Popping with Color

By Michelle Domocol

Back to Inflourish: Cebu Blog

Budding designers and fellow gardeners often ask me, ‘How do you choose the color scheme or motif of the garden?’. Seasoned designers and avid gardeners have the joyful and sometimes daunting task of infusing their gardens with a cascade of color. A color combination in the garden is powerful. It can make a garden more attractive, uplift your mood or brighten a party’s atmosphere.

The initial phases of my design process prioritize urgent site challenges. For instance, if the client wants me to find solutions for flooding, pests, weeds, challenging soil or disruptive neighbors, I prioritize that first. Once I’ve found potential solutions for those challenges, I move onto questions of architectural form and color. And depending on the client’s style, I then formulate a pleasing and elegant color motif for the plants, outdoor furniture, landscape paths and other associated constructional materials.

But how does this translate to you and your interest in garden color combos? Whether you’re a budding designer or hesitant gardener, here are a few strategies to inspire your color design:

1) Family of Hues. For your own garden, you might have a certain color you prefer. Is it gold, sky blue, chocolate brown, or pink blush? Whatever the color, start a mood board so you can explore. Cut and paste that color from magazines, get color swatches from the home improvement store or go online. Then find plants that match that color. And if you’re open to it, choose plants with tones or shades of related to the color you chose. Then investigate if those plants in your mood board grow in your area. Don’t be distressed if none of those plants in your moodboard are in season. Call your local nursery and ask them for plants with leaves or blooms that match your color preference.

In the end of your design process, the color on your moodboard may not populate the entire garden but it may dictate the feature plants, outdoor furniture, outdoor garden fabrics, or other outdoor elements. Photo 1 shows a moodboard of Reds that I made. This moodboard of red, burgundies, pinks, and maroons gave me direction. It helped me draft a garden room sketch for a restaurant (Photo 1). The client liked bold reds because it evoked romance, celebration and vibrant mood for outdoor parties.

Photo 1. (Top) A moodboard highlighting Red and its related hues, shades and tones. (Bottom) Initial draft of restaurant’s garden room with reds in furniture and plant design.

Photo 2 shows other moodboards from past projects. If you’re interested in my e-book of custom color schemes and moodboards, email ask.inflourish@gmail.com

Photo 2. Mood board samples I created highlighting blues, silvers, and sage tones.
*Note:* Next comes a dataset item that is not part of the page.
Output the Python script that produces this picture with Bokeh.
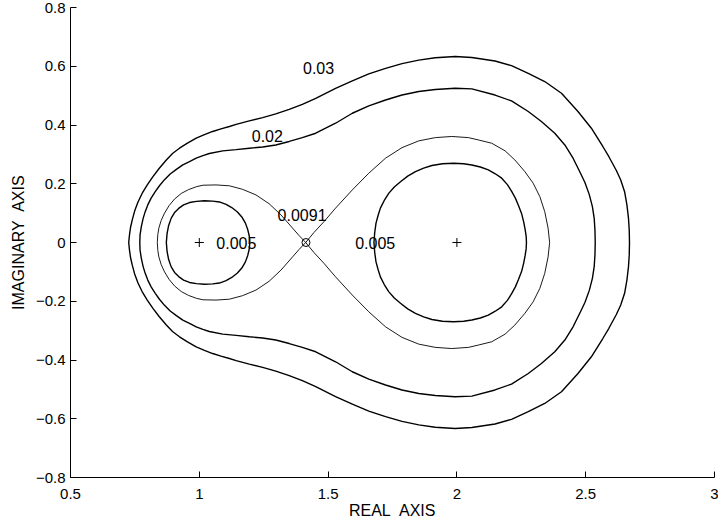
import numpy as np
from bokeh.plotting import figure
from bokeh.models import Range1d, FixedTicker, ColumnDataSource
from bokeh.core.properties import value
from bokeh.embed import file_html
from bokeh.resources import INLINE

# Upper halves (Im >= 0) of the level curves.
# The picture is symmetric about the real axis; the lower halves are mirrored.
x_003 = [0.726, 0.729, 0.733, 0.740, 0.749, 0.762, 0.778, 0.798, 0.820, 0.844, 0.872, 0.896, 0.923,
         0.954, 0.988, 1.020, 1.052, 1.084, 1.117, 1.143, 1.194, 1.246, 1.297, 1.349, 1.400, 1.452,
         1.529, 1.594, 1.658, 1.723, 1.787, 1.852, 1.916, 1.993, 2.058, 2.148, 2.212, 2.277, 2.341,
         2.406, 2.470, 2.522, 2.567, 2.590, 2.619, 2.636, 2.651, 2.660, 2.666, 2.669, 2.670]
y_003 = [0.0, 0.026, 0.051, 0.078, 0.107, 0.138, 0.167, 0.196, 0.224, 0.252, 0.281, 0.303, 0.321,
         0.338, 0.355, 0.367, 0.378, 0.387, 0.395, 0.402, 0.414, 0.425, 0.438, 0.453, 0.470, 0.491,
         0.525, 0.550, 0.574, 0.593, 0.609, 0.621, 0.629, 0.633, 0.630, 0.618, 0.602, 0.576, 0.548,
         0.508, 0.446, 0.389, 0.326, 0.292, 0.245, 0.213, 0.173, 0.128, 0.083, 0.043, 0.0]

x_002 = [0.769, 0.770, 0.775, 0.782, 0.790, 0.800, 0.813, 0.829, 0.846, 0.865, 0.887, 0.911, 0.936,
         0.962, 0.988, 1.014, 1.039, 1.091, 1.143, 1.194, 1.246, 1.297, 1.349, 1.400, 1.452, 1.529,
         1.594, 1.658, 1.723, 1.787, 1.852, 1.916, 1.993, 2.058, 2.148, 2.212, 2.277, 2.328, 2.380,
         2.419, 2.451, 2.477, 2.497, 2.514, 2.526, 2.533, 2.536, 2.537]
y_002 = [0.0, 0.026, 0.054, 0.082, 0.105, 0.128, 0.151, 0.173, 0.194, 0.214, 0.233, 0.249, 0.264,
         0.275, 0.287, 0.296, 0.303, 0.312, 0.316, 0.321, 0.325, 0.332, 0.344, 0.357, 0.372, 0.406,
         0.440, 0.465, 0.485, 0.502, 0.514, 0.521, 0.525, 0.523, 0.502, 0.482, 0.446, 0.412, 0.372,
         0.332, 0.287, 0.241, 0.204, 0.163, 0.122, 0.082, 0.041, 0.0]

x_0091 = [0.837, 0.839, 0.843, 0.852, 0.865, 0.883, 0.904, 0.930, 0.958, 0.989, 1.014, 1.065, 1.117,
          1.168, 1.220, 1.271, 1.317, 1.362, 1.387, 1.413, 1.445, 1.484, 1.529, 1.594, 1.658, 1.723,
          1.787, 1.852, 1.916, 1.980, 2.045, 2.084, 2.135, 2.187, 2.225, 2.264, 2.296, 2.322, 2.341,
          2.354, 2.360]
y_0091 = [0.0, 0.027, 0.049, 0.075, 0.100, 0.126, 0.148, 0.167, 0.180, 0.190, 0.195, 0.196, 0.193,
          0.181, 0.162, 0.132, 0.094, 0.049, 0.024, 0.0, 0.034, 0.071, 0.117, 0.179, 0.236, 0.287,
          0.323, 0.346, 0.357, 0.361, 0.357, 0.349, 0.338, 0.312, 0.281, 0.241, 0.202, 0.156, 0.105,
          0.049, 0.0]

x_005a = [0.872, 0.875, 0.881, 0.891, 0.904, 0.920, 0.939, 0.962, 0.989, 1.020, 1.052, 1.078, 1.104,
          1.126, 1.148, 1.165, 1.179, 1.188, 1.194, 1.196]
y_005a = [0.0, 0.031, 0.058, 0.083, 0.102, 0.116, 0.128, 0.136, 0.140, 0.142, 0.141, 0.138, 0.130,
          0.119, 0.104, 0.087, 0.066, 0.044, 0.022, 0.0]

x_005b = [1.678, 1.681, 1.686, 1.694, 1.703, 1.718, 1.736, 1.757, 1.781, 1.809, 1.839, 1.871, 1.903,
          1.944, 1.987, 2.026, 2.058, 2.091, 2.122, 2.149, 2.174, 2.196, 2.212, 2.227, 2.239, 2.251,
          2.259, 2.265, 2.269, 2.270]
y_005b = [0.0, 0.034, 0.066, 0.092, 0.117, 0.143, 0.168, 0.189, 0.207, 0.226, 0.241, 0.253, 0.262,
          0.268, 0.270, 0.268, 0.264, 0.257, 0.247, 0.234, 0.219, 0.197, 0.175, 0.151, 0.126, 0.099,
          0.071, 0.044, 0.020, 0.0]

label_text = ["0.03", "0.02", "0.0091", "0.005", "0.005"]
label_x = [1.463, 1.264, 1.399, 1.144, 1.683]
label_y = [0.593, 0.361, 0.092, 0.0, 0.0]

eig_x = [1.0, 2.0]
eig_y = [0.0, 0.0]
saddle_x = [1.4142]
saddle_y = [0.0]

x_ticks = [0.5, 1, 1.5, 2, 2.5, 3]
x_tick_labels = ["0.5", "1", "1.5", "2", "2.5", "3"]
y_ticks = [-0.8, -0.6, -0.4, -0.2, 0, 0.2, 0.4, 0.6, 0.8]
y_tick_labels = ["\u22120.8", "\u22120.6", "\u22120.4", "\u22120.2", "0", "0.2", "0.4", "0.6", "0.8"]


def closed(xs, ys):
    xs = list(xs)
    ys = list(ys)
    return xs + xs[::-1][1:], ys + [-v for v in ys[::-1][1:]]


FONT = "Liberation Sans"

p = figure(width=718, height=525, x_range=Range1d(0.5, 3), y_range=Range1d(-0.8, 0.8),
           output_backend="svg", toolbar_location=None,
           min_border_left=70, min_border_right=4, min_border_top=7, min_border_bottom=48)
p.background_fill_color = "white"
p.border_fill_color = "white"
p.outline_line_color = None
p.grid.visible = False

curves = [
    (x_003, y_003, 1.4),
    (x_002, y_002, 1.4),
    (x_0091, y_0091, 0.9),
    (x_005a, y_005a, 1.4),
    (x_005b, y_005b, 1.4),
]
for xs, ys, lw in curves:
    cx, cy = closed(xs, ys)
    p.line(cx, cy, line_color="black", line_width=lw, line_join="round")

p.scatter(eig_x, eig_y, marker="cross", size=9, line_color="black", line_width=1)
p.scatter(saddle_x, saddle_y, marker="circle", size=8, fill_color=None, line_color="black", line_width=1)

src = ColumnDataSource(dict(x=label_x, y=label_y, t=label_text))
p.text("x", "y", text="t", source=src, text_align="center", text_baseline="middle",
       text_font=value(FONT), text_font_size="16px", text_color="black")

for ax in (p.xaxis[0], p.yaxis[0]):
    ax.axis_line_color = "black"
    ax.axis_line_width = 1
    ax.major_tick_line_color = "black"
    ax.major_tick_in = 6
    ax.major_tick_out = 0
    ax.minor_tick_line_color = None
    ax.major_label_text_font = FONT
    ax.major_label_text_font_size = "15px"
    ax.major_label_text_color = "black"
    ax.axis_label_text_font = FONT
    ax.axis_label_text_font_size = "16px"
    ax.axis_label_text_font_style = "normal"
    ax.axis_label_text_color = "black"

p.xaxis.ticker = FixedTicker(ticks=x_ticks)
p.xaxis.major_label_overrides = dict(zip(x_ticks, x_tick_labels))
p.xaxis.major_label_standoff = 11
p.xaxis.axis_label = "REAL \u00a0AXIS"
p.xaxis.axis_label_standoff = 0

p.yaxis.ticker = FixedTicker(ticks=y_ticks)
p.yaxis.major_label_overrides = dict(zip(y_ticks, y_tick_labels))
p.yaxis.major_label_standoff = 5
p.yaxis.axis_label = "IMAGINARY \u00a0AXIS"
p.yaxis.axis_label_standoff = 6

open("out.html", "w").write(file_html(p, INLINE))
2) Smooth transitions. Another way to approach color design is exploring the connection between your indoor space and the outdoors. If your outdoor entertaining room or garden is right outside your living room, then maybe you want coordinate the colors, fabric patterns and textures. I’m not suggesting you use the same pillows, couches and lamps outdoors. I’m suggesting the outdoor path, pillows, outdoor chairs, plant color or outdoor construction materials can be subtlety influenced by the living room motif. The circles or swatches in Photo 3 include textile patterns that are not the same as the living room. They are inspired or derived from the textiles in the living room.

Photo 3. Living room in Healing Present center influenced fabric and textile choices for outdoor garden furniture.

Maybe you have indoor ceramics or blue-and-white porcelain you’d like to echo outdoors (Photo 4). Pairing indoor and outdoor pottery is a seamless and effective way to create a smooth transition. This mood board can offer direction when selecting outdoor furniture. Remember sometimes selecting elements for an outdoor room can be overwhelming so direction a mood board can really help you commit and narrow your choices.

Photo 4. Indoor porcelain and pottery can inspire your selection of outdoor plant containers.

3) Painterly Gardens. Do you have a favorite painting, photograph or postcard hanging in your house or apartment? Maybe your next color scheme or garden can celebrate this artwork. Focus on some of colors, textures, patterns or even plants (if any) from the painting, photograph or postcard. This may make a great color combo in you future outdoor room.

Photo 5. An old photo of a memorable vacation can initiate a great color scheme in the garden.

4) Naturally Prismatic. Are you captivated by the markings of specific fauna or flora? In Southeast Asia and particularly the Philippines, we are extremely blessed with brilliant multi-colored fauna and flora. Philippine Birds and orchids are world renowned showstoppers with unforgettable color combinations. Below are two samples of Philippines’ natural wonders that could inspire your next flower garden or outdoor furniture motif. Explore our endemic butterflies, marine life, or other species in the Animal and Plant kingdoms. These design activities can be easily incorporated to school garden lessons. The bright or prismatic colors can evoke a dynamic whimsy and playful environment. Plus vibrant flowers from a nature-based motif can attract beneficial insects, butterflies and other pollinators that help your garden flourish.

Photo 6. The amazing parade of colors on a Philippine kingfisher bird.
Photo 7. Another moodboard I created; inspired by the glowing colors of Philippine orchids.